Personal information
- Full name: Percy Edward Crutchley
- Born: 24 July 1855 Parsonstown, King's County, Ireland
- Died: 16 October 1940 (aged 85) Sunninghill, Berkshire, England
- Batting: Right-handed
- Bowling: Right-arm slow round-arm
- Relations: Victor Crutchley (son) Gerry Crutchley (nephew)

Career statistics
| Competition | First-class |
| Matches | 3 |
| Runs scored | 128 |
| Batting average | 32.00 |
| 100s/50s | 0/1 |
| Top score | 84 |
| Balls bowled | 96 |
| Wickets | 2 |
| Bowling average | 34.00 |
| 5 wickets in innings | 0 |
| 10 wickets in match | 0 |
| Best bowling | 2/68 |
| Catches/stumpings | 0/– |
- Source: Cricinfo, 8 May 2018

= Percy Crutchley =

English cricketer

Percy Edward Crutchley (24 July 1855 – 16 October 1940) was an English amateur cricketer.

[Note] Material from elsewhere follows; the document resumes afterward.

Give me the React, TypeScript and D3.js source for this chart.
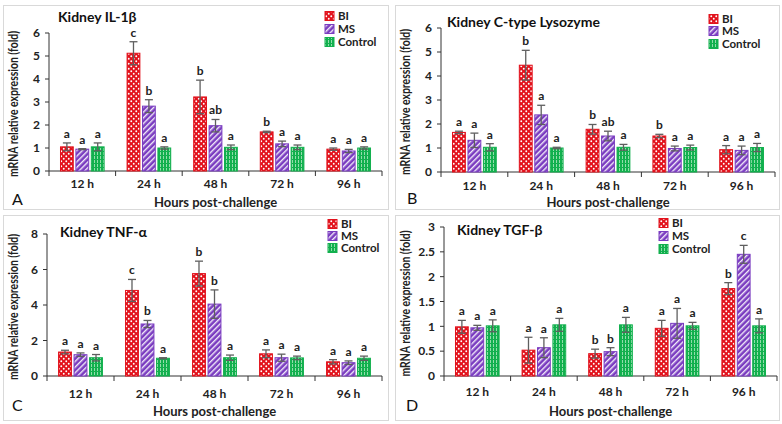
import React from "react";
import * as d3 from "d3";

const categories = ["12 h", "24 h", "48 h", "72 h", "96 h"];
const seriesNames = ["BI", "MS", "Control"];

// Panel A: Kidney IL-1β
const aBI = [1.05, 5.12, 3.22, 1.7, 0.95];
const aMS = [0.95, 2.82, 1.97, 1.18, 0.87];
const aCtrl = [1.05, 1.0, 1.03, 1.03, 1.0];
const aBIerr = [0.17, 0.5, 0.73, 0.03, 0.05];
const aMSerr = [0.02, 0.28, 0.27, 0.12, 0.07];
const aCtrlErr = [0.17, 0.05, 0.1, 0.1, 0.05];
const aLetters = [["a", "a", "a"], ["c", "b", "a"], ["b", "ab", "a"], ["b", "a", "a"], ["a", "a", "a"]];

// Panel B: Kidney C-type Lysozyme
const bBI = [1.65, 4.45, 1.78, 1.5, 0.93];
const bMS = [1.32, 2.38, 1.5, 0.98, 0.9];
const bCtrl = [1.03, 1.0, 1.03, 1.02, 1.02];
const bBIerr = [0.05, 0.62, 0.2, 0.07, 0.17];
const bMSerr = [0.3, 0.4, 0.2, 0.1, 0.18];
const bCtrlErr = [0.15, 0.03, 0.12, 0.1, 0.17];
const bLetters = [["a", "a", "a"], ["b", "a", "a"], ["b", "ab", "a"], ["b", "a", "a"], ["a", "a", "a"]];

// Panel C: Kidney TNF-α
const cBI = [1.35, 4.82, 5.77, 1.25, 0.8];
const cMS = [1.2, 2.93, 4.05, 1.03, 0.75];
const cCtrl = [1.03, 1.0, 1.03, 1.02, 1.0];
const cBIerr = [0.1, 0.62, 0.7, 0.22, 0.12];
const cMSerr = [0.1, 0.2, 0.8, 0.2, 0.1];
const cCtrlErr = [0.18, 0.03, 0.15, 0.1, 0.12];
const cLetters = [["a", "a", "a"], ["c", "b", "a"], ["b", "b", "a"], ["a", "a", "a"], ["a", "a", "a"]];

// Panel D: Kidney TGF-β
const dBI = [0.99, 0.52, 0.45, 0.96, 1.76];
const dMS = [0.97, 0.57, 0.49, 1.06, 2.45];
const dCtrl = [1.01, 1.03, 1.03, 1.01, 1.01];
const dBIerr = [0.13, 0.26, 0.09, 0.16, 0.12];
const dMSerr = [0.05, 0.2, 0.08, 0.3, 0.18];
const dCtrlErr = [0.12, 0.13, 0.15, 0.07, 0.14];
const dLetters = [["a", "a", "a"], ["a", "a", "a"], ["b", "b", "a"], ["a", "a", "a"], ["b", "c", "a"]];

const aTicks = [0, 1, 2, 3, 4, 5, 6];
const bTicks = [0, 1, 2, 3, 4, 5, 6];
const cTicks = [0, 2, 4, 6, 8];
const dTicks = [0, 0.5, 1, 1.5, 2, 2.5, 3];

const FONT = "Lato, 'Open Sans', sans-serif";
const RED = "#e2121c";
const PURPLE = "#7a3cc0";
const GREEN = "#12b04e";
const ERR = "#5f5f5f";

type PanelProps = {
  frame: [number, number, number, number];
  x0: number; x1: number; yTop: number; y0: number;
  ticks: number[];
  title: string; titleX: number; titleY: number;
  legendX: number; legendY: number[];
  letter: string; letterX: number; letterY: number;
  tickLabelY: number; xTitleY: number;
  series: number[][]; errs: number[][]; letters: string[][];
  id: string;
};

function Panel(p: PanelProps) {
  const yMax = p.ticks[p.ticks.length - 1];
  const y = d3.scaleLinear().domain([0, yMax]).range([p.y0, p.yTop]);
  const x = d3.scaleBand<string>().domain(categories).range([p.x0, p.x1]).paddingInner(0.345).paddingOuter(0.1725);
  const xs = d3.scaleBand<string>().domain(seriesNames).range([0, x.bandwidth()]).paddingInner(0.17);
  const bw = (p.x1 - p.x0) / categories.length;
  const fills = [`url(#pBI${p.id})`, `url(#pMS${p.id})`, `url(#pC${p.id})`];
  const strokes = [RED, PURPLE, GREEN];
  return (
    <g>
      <rect x={p.frame[0]} y={p.frame[1]} width={p.frame[2]} height={p.frame[3]} fill="white" stroke="#d9d9d9" strokeWidth={1} />
      <defs>
        <pattern id={`pBI${p.id}`} width={5} height={5} patternUnits="userSpaceOnUse">
          <rect width={5} height={5} fill={RED} />
          <circle cx={1.25} cy={1.25} r={0.95} fill="white" />
          <circle cx={3.75} cy={3.75} r={0.95} fill="white" />
        </pattern>
        <pattern id={`pMS${p.id}`} width={4} height={4} patternUnits="userSpaceOnUse" patternTransform="rotate(45)">
          <rect width={4} height={4} fill={PURPLE} />
          <rect width={1.4} height={4} fill="white" opacity={0.9} />
        </pattern>
        <pattern id={`pC${p.id}`} width={3} height={4} patternUnits="userSpaceOnUse">
          <rect width={3} height={4} fill={GREEN} />
          <rect x={1} width={0.9} height={3} fill="#9fe3b5" />
        </pattern>
      </defs>
      <line x1={p.x0} x2={p.x0} y1={p.yTop} y2={p.y0} stroke="#333" strokeWidth={1} />
      {p.ticks.map((t) => (
        <g key={t}>
          <line x1={p.x0 - 4} x2={p.x0} y1={y(t)} y2={y(t)} stroke="#333" />
          <text x={p.x0 - 9} y={y(t)} dy="0.35em" textAnchor="end" fontSize={12} fontWeight="bold" fill="#222" fontFamily={FONT}>{String(t)}</text>
        </g>
      ))}
      <line x1={p.x0} x2={p.x1} y1={p.y0} y2={p.y0} stroke="#333" strokeWidth={1} />
      {d3.range(categories.length + 1).map((i) => (
        <line key={i} x1={p.x0 + i * bw} x2={p.x0 + i * bw} y1={p.y0} y2={p.y0 + 5} stroke="#333" />
      ))}
      {categories.map((c) => (
        <text key={c} x={(x(c) as number) + x.bandwidth() / 2} y={p.tickLabelY} dy="0.35em" textAnchor="middle" fontSize={12} fontWeight="bold" fill="#222" fontFamily={FONT}>{c}</text>
      ))}
      {categories.map((c, ci) =>
        seriesNames.map((s, si) => {
          const v = p.series[si][ci];
          const e = p.errs[si][ci];
          const bx = (x(c) as number) + (xs(s) as number);
          const cx = bx + xs.bandwidth() / 2;
          return (
            <g key={c + s}>
              <rect x={bx} y={y(v)} width={xs.bandwidth()} height={p.y0 - y(v)} fill={fills[si]} stroke={strokes[si]} strokeWidth={1} />
              <line x1={cx} x2={cx} y1={y(v + e)} y2={y(Math.max(0, v - e))} stroke={ERR} strokeWidth={1.3} />
              <line x1={cx - 4} x2={cx + 4} y1={y(v + e)} y2={y(v + e)} stroke={ERR} strokeWidth={1.3} />
              <line x1={cx - 4} x2={cx + 4} y1={y(Math.max(0, v - e))} y2={y(Math.max(0, v - e))} stroke={ERR} strokeWidth={1.3} />
              <text x={cx} y={y(v + e) - 5} textAnchor="middle" fontSize={12} fontWeight="bold" fill="#222" fontFamily={FONT}>{p.letters[ci][si]}</text>
            </g>
          );
        })
      )}
      <text x={p.titleX} y={p.titleY} fontSize={14} fontWeight="bold" fill="#111" fontFamily={FONT}>{p.title}</text>
      <text transform={`translate(${p.frame[0] + 10},${(p.yTop + p.y0) / 2 + 2}) rotate(-90)`} textAnchor="middle" dy="0.35em" fontSize={12.5} fontWeight="bold" fill="#222" fontFamily={FONT} textLength={146} lengthAdjust="spacingAndGlyphs">mRNA relative expression (fold)</text>
      <text x={(p.x0 + p.x1) / 2} y={p.xTitleY} dy="0.35em" textAnchor="middle" fontSize={13} fontWeight="bold" fill="#222" fontFamily={FONT}>Hours post-challenge</text>
      <text x={p.letterX} y={p.letterY} dy="0.35em" fontSize={16} fill="#111" fontFamily={FONT}>{p.letter}</text>
      {seriesNames.map((s, si) => (
        <g key={s}>
          <rect x={p.legendX} y={p.legendY[si] - 4.5} width={9} height={9} fill={fills[si]} stroke={strokes[si]} />
          <text x={p.legendX + 13} y={p.legendY[si]} dy="0.35em" fontSize={11.5} fontWeight="bold" fill="#222" fontFamily={FONT}>{s}</text>
        </g>
      ))}
    </g>
  );
}

export default function App() {
  return (
    <svg width={782} height={424} style={{ position: "absolute", left: 0, top: 0, background: "white" }}>
      <rect width={782} height={424} fill="white" />
      <Panel id="A" frame={[3.5, 5.5, 385, 204]} x0={49} x1={382} yTop={33} y0={171} ticks={aTicks}
        title="Kidney IL-1β" titleX={58} titleY={22} legendX={325} legendY={[16, 29, 42]}
        letter="A" letterX={12} letterY={199} tickLabelY={184} xTitleY={202}
        series={[aBI, aMS, aCtrl]} errs={[aBIerr, aMSerr, aCtrlErr]} letters={aLetters} />
      <Panel id="B" frame={[395.5, 5.5, 384, 204]} x0={441} x1={775} yTop={28} y0={172} ticks={bTicks}
        title="Kidney C-type Lysozyme" titleX={447} titleY={27} legendX={709} legendY={[19, 31, 44]}
        letter="B" letterX={407} letterY={198} tickLabelY={186} xTitleY={202}
        series={[bBI, bMS, bCtrl]} errs={[bBIerr, bMSerr, bCtrlErr]} letters={bLetters} />
      <Panel id="C" frame={[3.5, 215.5, 385, 205]} x0={47} x1={382} yTop={234} y0={376} ticks={cTicks}
        title="Kidney TNF-α" titleX={60} titleY={237} legendX={328} legendY={[224, 236, 248]}
        letter="C" letterX={12} letterY={405} tickLabelY={394} xTitleY={411}
        series={[cBI, cMS, cCtrl]} errs={[cBIerr, cMSerr, cCtrlErr]} letters={cLetters} />
      <Panel id="D" frame={[395.5, 215.5, 384, 205]} x0={444} x1={777} yTop={227} y0={376} ticks={dTicks}
        title="Kidney TGF-β" titleX={457} titleY={235} legendX={659} legendY={[223, 236, 249]}
        letter="D" letterX={406} letterY={405} tickLabelY={392} xTitleY={411}
        series={[dBI, dMS, dCtrl]} errs={[dBIerr, dMSerr, dCtrlErr]} letters={dLetters} />
    </svg>
  );
}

Crutchley was the son of General Charles Crutchley. He was educated at Harrow School, where he played cricket in the First XI in 1873 and 1874. He went up to Trinity College, Cambridge, in 1874, but did not play cricket for the university; he did, however, win a blue at real tennis. He played regular club cricket for I Zingari from 1874 to 1883.

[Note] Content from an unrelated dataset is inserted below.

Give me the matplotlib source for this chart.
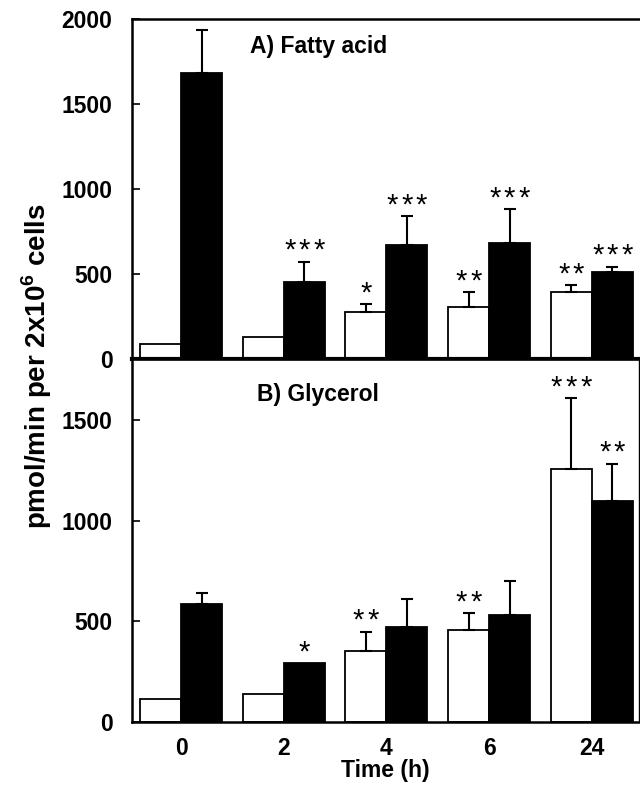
import matplotlib
matplotlib.use("Agg")
import matplotlib.pyplot as plt
import numpy as np

plt.rcParams['font.family'] = ['Liberation Sans', 'DejaVu Sans']
plt.rcParams['mathtext.fontset'] = 'custom'
plt.rcParams['mathtext.bf'] = 'Liberation Sans:bold'
plt.rcParams['mathtext.rm'] = 'Liberation Sans:bold'

groups = ['0', '2', '4', '6', '24']

# Panel A: Fatty acid
fa_white = [88, 130, 276, 306, 394]
fa_white_err = [0, 0, 47, 88, 41]
fa_black = [1680, 453, 671, 683, 512]
fa_black_err = [255, 119, 170, 199, 31]
fa_white_sig = [0, 0, 1, 2, 2]
fa_black_sig = [0, 3, 3, 3, 3]

# Panel B: Glycerol
gl_white = [113, 140, 355, 457, 1260]
gl_white_err = [0, 0, 95, 83, 350]
gl_black = [589, 293, 470, 532, 1097]
gl_black_err = [50, 0, 140, 168, 188]
gl_white_sig = [0, 0, 2, 2, 3]
gl_black_sig = [0, 1, 0, 0, 2]

FS = 16.5

fig = plt.figure(figsize=(6.4, 7.86), dpi=100)
axA = fig.add_axes([132/640, 1-359/786, (639-132)/640, (359-19)/786])
axB = fig.add_axes([132/640, 1-722/786, (639-132)/640, (722-360)/786])

x = np.arange(len(groups))
w = 0.40

def draw(ax, wv, we, bv, be, wsig, bsig, ymax, yticks, title, ty):
    ax.bar(x - w/2, wv, w, color='white', edgecolor='black', linewidth=1.3, zorder=2)
    ax.bar(x + w/2, bv, w, color='black', edgecolor='black', linewidth=1.3, zorder=2)
    for xs, vals, errs in ((x - w/2, wv, we), (x + w/2, bv, be)):
        for xi, v, e in zip(xs, vals, errs):
            if e > 0:
                ax.errorbar([xi], [v], yerr=[[0], [e]], fmt='none', ecolor='black',
                            elinewidth=1.5, capsize=4.3, capthick=1.5, zorder=3)
    for xs, vals, errs, sigs in ((x - w/2, wv, we, wsig), (x + w/2, bv, be, bsig)):
        for xi, v, e, n in zip(xs, vals, errs, sigs):
            for k in range(n):
                dx = (k - (n - 1) / 2) * 10.5
                ax.annotate('*', (xi, v + e), xytext=(dx, 2), textcoords='offset points',
                            ha='center', va='baseline', fontsize=21, fontweight='normal')
    ax.set_xlim(-0.478, 4.46)
    ax.set_ylim(0, ymax)
    ax.set_yticks(yticks)
    ax.set_yticklabels([str(t) for t in yticks], fontsize=FS, fontweight='bold')
    ax.tick_params(axis='y', direction='in', length=6, width=1.2, pad=14)
    ax.text(0.367, ty, title, transform=ax.transAxes, ha='center', va='center',
            fontsize=FS, fontweight='bold')
    for s in ('left', 'bottom', 'top'):
        ax.spines[s].set_linewidth(1.8)

draw(axA, fa_white, fa_white_err, fa_black, fa_black_err, fa_white_sig, fa_black_sig,
     2000, [0, 500, 1000, 1500, 2000], 'A) Fatty acid', 0.92)
draw(axB, gl_white, gl_white_err, gl_black, gl_black_err, gl_white_sig, gl_black_sig,
     1800, [0, 500, 1000, 1500], 'B) Glycerol', 0.906)

axA.spines['right'].set_visible(False)
axA.spines['bottom'].set_linewidth(3)
axA.set_xticks([])
axB.spines['right'].set_linewidth(1.0)
axB.spines['top'].set_linewidth(1.2)
axB.set_xticks(x)
axB.set_xticklabels(groups, fontsize=FS, fontweight='bold')
axB.tick_params(axis='x', length=0, pad=11)
axB.set_xlabel('Time (h)', fontsize=FS, fontweight='bold', labelpad=-1)

fig.text(37/640, 1-366/786, r'pmol/min per 2x10$^{\mathbf{6}}$ cells', rotation=90,
         ha='center', va='center', fontsize=20, fontweight='bold')

fig.savefig('out.png', dpi=100)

He played in three first-class cricket matches, one in each of 1876, 1877 and 1878. The first was for Gentlemen of Marylebone Cricket Club against Kent at the St Lawrence Ground in Canterbury in August 1876. Gentlemen of Marylebone Cricket Club followed on 329 runs behind, but in the second innings Crutchley made 84 and put on 227 for the fifth wicket with W. G. Grace, who made a world record individual score of 344 in 380 minutes.

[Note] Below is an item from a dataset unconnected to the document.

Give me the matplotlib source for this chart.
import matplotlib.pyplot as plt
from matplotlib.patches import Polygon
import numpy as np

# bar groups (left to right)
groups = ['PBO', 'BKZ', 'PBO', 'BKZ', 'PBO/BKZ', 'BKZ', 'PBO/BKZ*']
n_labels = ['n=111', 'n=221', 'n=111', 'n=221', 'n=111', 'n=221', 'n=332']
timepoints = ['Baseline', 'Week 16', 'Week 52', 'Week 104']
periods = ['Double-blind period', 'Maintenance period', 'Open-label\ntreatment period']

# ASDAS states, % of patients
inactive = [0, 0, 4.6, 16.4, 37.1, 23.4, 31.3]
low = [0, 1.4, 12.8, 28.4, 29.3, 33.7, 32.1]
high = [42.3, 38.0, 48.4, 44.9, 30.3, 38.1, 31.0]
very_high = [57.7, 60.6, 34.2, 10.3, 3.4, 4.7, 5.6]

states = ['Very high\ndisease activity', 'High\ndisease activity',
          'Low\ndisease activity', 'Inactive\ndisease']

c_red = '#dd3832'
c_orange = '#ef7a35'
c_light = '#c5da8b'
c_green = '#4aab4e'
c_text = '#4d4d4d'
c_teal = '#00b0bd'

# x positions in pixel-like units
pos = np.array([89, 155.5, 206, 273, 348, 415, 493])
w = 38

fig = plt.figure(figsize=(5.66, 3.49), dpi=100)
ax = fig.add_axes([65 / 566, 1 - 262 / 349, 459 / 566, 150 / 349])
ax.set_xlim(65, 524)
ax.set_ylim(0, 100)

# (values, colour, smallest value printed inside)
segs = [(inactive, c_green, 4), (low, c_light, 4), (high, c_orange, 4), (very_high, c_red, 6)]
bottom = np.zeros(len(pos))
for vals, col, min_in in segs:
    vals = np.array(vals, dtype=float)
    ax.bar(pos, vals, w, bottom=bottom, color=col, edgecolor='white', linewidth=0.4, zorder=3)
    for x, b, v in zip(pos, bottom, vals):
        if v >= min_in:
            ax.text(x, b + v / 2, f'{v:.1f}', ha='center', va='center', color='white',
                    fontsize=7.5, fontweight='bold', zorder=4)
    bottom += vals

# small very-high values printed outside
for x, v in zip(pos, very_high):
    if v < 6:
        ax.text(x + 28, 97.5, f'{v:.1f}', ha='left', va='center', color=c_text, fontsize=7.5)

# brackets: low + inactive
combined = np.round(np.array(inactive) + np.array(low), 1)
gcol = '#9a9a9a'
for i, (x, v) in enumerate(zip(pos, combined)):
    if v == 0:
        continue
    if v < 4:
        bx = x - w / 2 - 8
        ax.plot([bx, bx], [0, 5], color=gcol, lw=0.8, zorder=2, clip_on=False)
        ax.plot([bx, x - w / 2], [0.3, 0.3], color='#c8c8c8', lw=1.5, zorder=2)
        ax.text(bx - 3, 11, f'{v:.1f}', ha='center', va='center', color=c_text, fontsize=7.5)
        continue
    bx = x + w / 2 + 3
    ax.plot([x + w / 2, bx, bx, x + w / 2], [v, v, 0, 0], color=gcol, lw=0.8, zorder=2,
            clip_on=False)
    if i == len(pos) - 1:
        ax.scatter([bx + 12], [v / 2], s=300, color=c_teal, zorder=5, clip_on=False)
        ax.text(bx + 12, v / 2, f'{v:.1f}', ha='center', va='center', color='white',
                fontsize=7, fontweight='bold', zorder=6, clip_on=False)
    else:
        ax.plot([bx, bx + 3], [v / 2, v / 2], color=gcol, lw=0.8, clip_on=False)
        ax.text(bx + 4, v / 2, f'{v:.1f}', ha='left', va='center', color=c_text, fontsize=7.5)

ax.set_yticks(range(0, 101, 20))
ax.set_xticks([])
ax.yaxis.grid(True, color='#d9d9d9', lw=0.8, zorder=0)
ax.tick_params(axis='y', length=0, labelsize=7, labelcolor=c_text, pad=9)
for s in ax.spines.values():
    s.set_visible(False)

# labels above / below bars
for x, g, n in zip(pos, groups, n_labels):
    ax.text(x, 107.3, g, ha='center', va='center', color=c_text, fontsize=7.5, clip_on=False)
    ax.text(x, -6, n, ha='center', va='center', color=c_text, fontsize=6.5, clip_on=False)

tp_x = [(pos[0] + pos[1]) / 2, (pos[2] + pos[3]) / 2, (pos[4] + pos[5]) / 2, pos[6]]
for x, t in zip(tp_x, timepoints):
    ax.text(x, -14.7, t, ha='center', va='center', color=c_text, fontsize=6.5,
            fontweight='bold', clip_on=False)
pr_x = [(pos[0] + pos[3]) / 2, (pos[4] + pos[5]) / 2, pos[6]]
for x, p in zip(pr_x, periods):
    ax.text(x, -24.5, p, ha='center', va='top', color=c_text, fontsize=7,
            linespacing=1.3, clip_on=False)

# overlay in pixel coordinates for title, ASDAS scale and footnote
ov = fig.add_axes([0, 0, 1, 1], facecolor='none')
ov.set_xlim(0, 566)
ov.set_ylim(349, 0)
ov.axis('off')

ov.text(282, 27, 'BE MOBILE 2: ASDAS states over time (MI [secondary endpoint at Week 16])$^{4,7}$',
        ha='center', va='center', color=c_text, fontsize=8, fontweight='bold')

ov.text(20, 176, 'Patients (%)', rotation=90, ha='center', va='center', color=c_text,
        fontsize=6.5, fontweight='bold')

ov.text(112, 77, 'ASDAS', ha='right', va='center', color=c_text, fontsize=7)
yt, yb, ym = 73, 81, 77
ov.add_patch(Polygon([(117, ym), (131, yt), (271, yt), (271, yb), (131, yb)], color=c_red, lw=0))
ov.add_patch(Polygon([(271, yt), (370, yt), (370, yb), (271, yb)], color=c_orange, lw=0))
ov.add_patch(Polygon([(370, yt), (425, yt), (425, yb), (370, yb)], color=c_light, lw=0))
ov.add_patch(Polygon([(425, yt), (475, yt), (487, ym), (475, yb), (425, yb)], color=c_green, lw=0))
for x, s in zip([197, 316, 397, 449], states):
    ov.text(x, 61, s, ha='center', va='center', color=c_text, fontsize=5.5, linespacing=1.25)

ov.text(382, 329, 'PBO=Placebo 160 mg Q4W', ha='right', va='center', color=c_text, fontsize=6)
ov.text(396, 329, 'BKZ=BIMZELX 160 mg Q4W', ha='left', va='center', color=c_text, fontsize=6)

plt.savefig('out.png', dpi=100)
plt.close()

Crutchley married the Hon. Frederica Louise Fitzroy, daughter of the 3rd Baron Southampton and Maid of Honour to Queen Victoria, on 12 February 1890. Queen Victoria was the godmother of their only child, Victor, born in 1893, who became an admiral in the Royal Navy and was awarded the Victoria Cross.

Crutchley inherited Sunninghill Park, Berkshire, which he owned until he sold it in 1936, after his wife's death in 1932. He was a member of Royal Ascot Cricket Club in Berkshire for 57 years, and served as its president from 1915 to 1924.